To address these issues, we plan to undertake the following in our future work. First, we will consider expanding the feature variables to include more detailed maternal health behaviors, nutritional status, and lifestyle data to improve the model’s accuracy and predictive capability. Second, multicenter data collection should be undertaken, covering different regions and multiple healthcare institutions, to validate the model’s applicability and generalizability in diverse clinical settings. Third, we plan to develop dynamic prediction models that can update in real-time according to changes in the newborn’s health status, such as blood glucose levels at different time points, which will enhance early intervention effectiveness. Finally, an external validation using real-world data should be conducted to continuously evaluate and refine the model, ensuring its reliability and practicality across diverse clinical settings.

5. Conclusions

This study is among the few that developed a neonatal hypoglycemia prediction model using 12 easily accessible feature variables from electronic medical records, derived from routinely collected administrative data, demonstrating the potential of such data in medical prediction.
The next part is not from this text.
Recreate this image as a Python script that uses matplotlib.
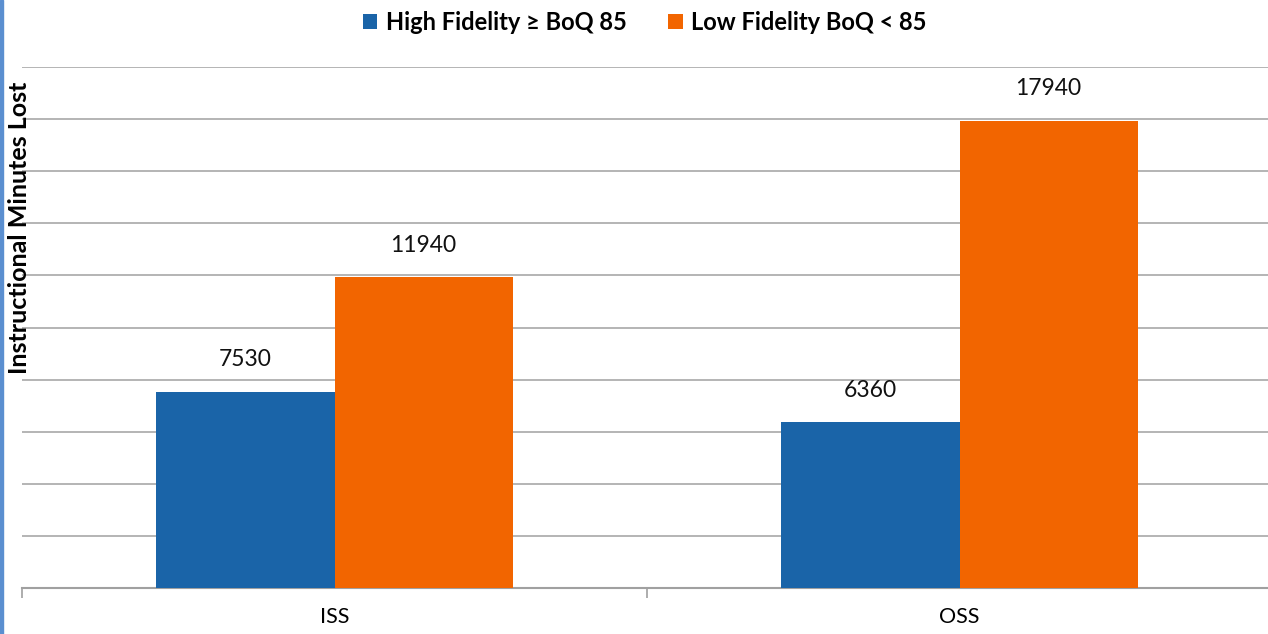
import matplotlib
matplotlib.use("Agg")
import matplotlib.pyplot as plt
import numpy as np
from matplotlib.patches import Rectangle

categories = ["ISS", "OSS"]
series_names = ["High Fidelity \u2265 BoQ 85", "Low Fidelity BoQ < 85"]
high_fidelity = [7530, 6360]
low_fidelity = [11940, 17940]
colors = ["#1a64a8", "#f26500"]

plt.rcParams['font.family'] = ['Lato', 'DejaVu Sans']

W, H = 1268, 634
fig = plt.figure(figsize=(W / 100, H / 100), dpi=100)
ax = fig.add_axes([22 / W, 1 - 588 / H, 1250 / W, (588 - 67) / H])

x = np.arange(len(categories))
bw = 0.285
b1 = ax.bar(x - bw / 2, high_fidelity, bw, color=colors[0], label=series_names[0], zorder=3)
b2 = ax.bar(x + bw / 2, low_fidelity, bw, color=colors[1], label=series_names[1], zorder=3)

for bars, vals in ((b1, high_fidelity), (b2, low_fidelity)):
    for r, v in zip(bars, vals):
        ax.annotate(f"{v}", (r.get_x() + r.get_width() / 2, v), xytext=(0, 23),
                    textcoords="offset points", ha="center", va="center", fontsize=16.5, color="#111111")

ax.set_xlim(-0.5, 1.5)
ax.set_ylim(0, 20000)
ax.set_yticks(np.arange(0, 20001, 2000))
ax.yaxis.grid(True, color="#a0a0a0", linewidth=1.1, zorder=0)
ax.tick_params(axis="y", length=0, labelleft=False)
ax.set_xticks(x)
ax.set_xticklabels(categories, fontsize=15.5)
ax.set_xticks([-0.5, 0.5, 1.5], minor=True)
ax.tick_params(axis="x", which="major", length=0, pad=14)
ax.tick_params(axis="x", which="minor", length=7, width=1.2, color="#a0a0a0")
for s in ["top", "right", "left"]:
    ax.spines[s].set_visible(False)
ax.spines["bottom"].set_color("#a0a0a0")
ax.spines["bottom"].set_linewidth(1.5)

fig.text(20 / W, 1 - 228 / H, "Instructional Minutes Lost", rotation=90, ha="center", va="center",
         fontsize=18, fontweight="bold")

leg = fig.legend(handles=[b1, b2], labels=series_names, loc="center", bbox_to_anchor=(645 / W, 1 - 22 / H),
                 ncol=2, frameon=False, prop={"weight": "bold", "size": 17}, handlelength=0.6,
                 handleheight=0.6, handletextpad=0.38, columnspacing=1.75)

fig.add_artist(Rectangle((0, 0), 2.5 / W, 1, transform=fig.transFigure, color="#5b8fd0", zorder=10))

fig.savefig("out.png", dpi=100)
Integrating the prediction model with existing HIS and conducting real-world clinical testing is uncommon in the prevailing literature, highlighting the innovation of this study. By establishing a predicted probability threshold, the use of an AI application to provide personalized hypoglycemia risk predictions is an innovative approach that enhances the precision of clinical decision-making, significantly impacting neonatal care.

Overall, this study makes significant contributions to both academia and clinical practice. Our prediction model can assist clinicians in promptly predicting the risk of neonatal hypoglycemia shortly after birth, allowing for timely treatment. Additionally, the implementation of our model could help prevent hypoglycemia, reduce unnecessary blood glucose tests, lower infection risks, alleviate parental anxiety, improve care efficiency, and ultimately reduce healthcare costs.